Indeks Kebahagiaan Provinsi DKI
Jakarta tahun 2014 sebesar 69,21, sedikit lebih tinggi dari Indeks Kebahagiaan
Indonesia yang sebesar 68,28. Perlu dicermati bahwa dalam hal Indeks
kebahagiaan, DKI Jakarta hanya sedikit lebih tinggi dibanding nasional, dan cuma
berada pada peringkat ke 15. IPM peringkat 1, Indeks kebahagiaan peringkat 15. Tampak
pula pada gambar yang disalin dari BPS DKI Jakarta bahwa tingkat kepuasan yang
paling rendah terjadi pada aspek pendidikan (62,72) dan Pendapatan rumah tangga
(65,56).
Jika dibandingkan dengan tingkat
kepuasan, yang merupakan komponen dari indeks kebahagiaan, tampak DKI Jakarta
lebih rendah dalam beberapa hal dibandingkan rata-rata nasional. (gambar di bawah adalah untuk kondisi nasional). Diantaranya
adalah: Kondisi keamanan, Keadaan
lingkungan, dan Hubungan sosial. Kita dapat mengatakan bahwa penduduk Jakarta
masih belum puas atas masalah keamanan dan kenyamanan hidup di lingkungannya.

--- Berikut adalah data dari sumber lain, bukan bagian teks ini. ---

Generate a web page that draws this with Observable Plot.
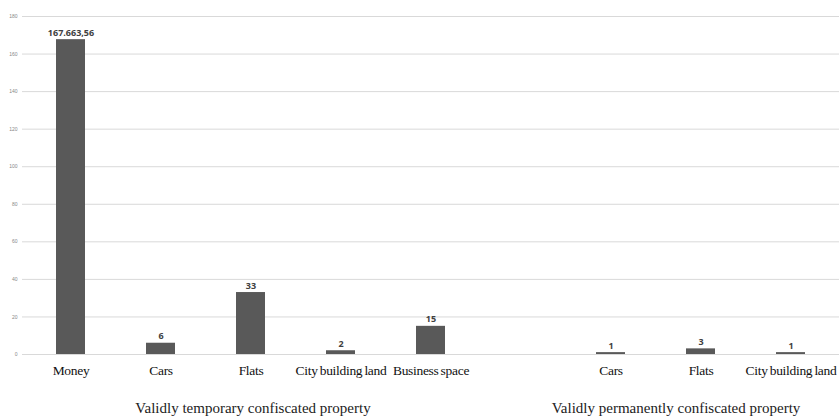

Siapapun yang terpilih menjadi
gubernur masih akan menemui bahwa sangat banyak penduduk Jakarta yang masih
belum sejahtera, dan jauh dari bahagia. Banyak kebijakan dan program yang bisa
dilakukan untuk memperbaiki itu. Semua penduduk Jakarta berhak menjadi bahagia!